Lastly, the right to Freedom from Fear exists in the United States. In his speech, President Roosevelt defined freedom from fear as “a world-wide reduction of armaments to such a point and in such a thorough fashion that no nation will be in a position to commit an act of physical aggression against any neighbor.” [2] In the UDHR, freedom from fear is listed in the preamble. The UN General Assembly saw that “the advent of a world in which human beings shall enjoy freedom of speech and belief and freedom from fear and want has been proclaimed as the highest aspiration of the common people.” [5] The right to freedom from fear, while not listed in an article, was present in the declaration. In Roosevelt’s view of the term, the right to this freedom has been established. The protection of people from fear is protected in the UDHR and even in some individual jurisdictions in the US. [6] Therefore, the right to Freedom from Fear exists for American citizens.

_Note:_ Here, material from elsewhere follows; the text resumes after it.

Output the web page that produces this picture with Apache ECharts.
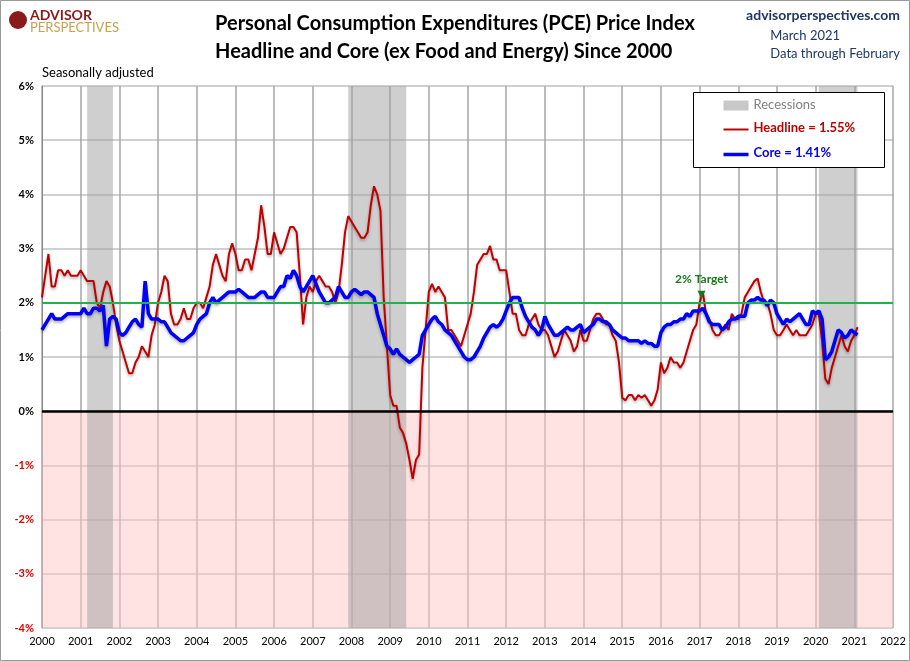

While the rights of these freedoms are protected, the freedoms themselves are not active universally. There are still people who unnecessarily want and fear. While there are people with needs, many in the US have access to the “necessary social services” and their right to freedom is being protected.

During the seventy years since President Franklin Roosevelt’s “Four Freedoms” speech, the rights to the four freedoms have remained protected in the United States. The citizens in the United States have retained the rights to freedom of religion and speech, along with the rights of freedom from fear and from want   The US of America continues its drive for freedom of its people.

 

[1] U.S. Const. amend. I.

[2] Franklin D. Roosevelt, President of the U.S., Annual Message to Congress on the State of the Union (January 6, 1941) available at http://www.fdrlibrary.marist.edu/pdfs/fftext.pdf.

[3] Brotherhood of Maintenance of Way Emp. v. U.S, 366 U.S. 169 (1961) (citing Dr. Robert M. Hutchins Two Faces of Federalism 24 (1961)).

[4] U.N. General Assembly, Universal Declaration of Human Rights art. 25, December 12, 1948.

[5] U.N. General Assembly, Universal Declaration of Human Rights pmbl, December 12, 1948

[6] State v. Oakes, 598 A.2d 119 (Vt. 1991); In re Zachary G., 982 A.2d 367 (N.H. 2009); Johnston v. Wallace, 53 Miss. 331 (1881); State v Adair, 596 P.2d 110 (Idaho 1979).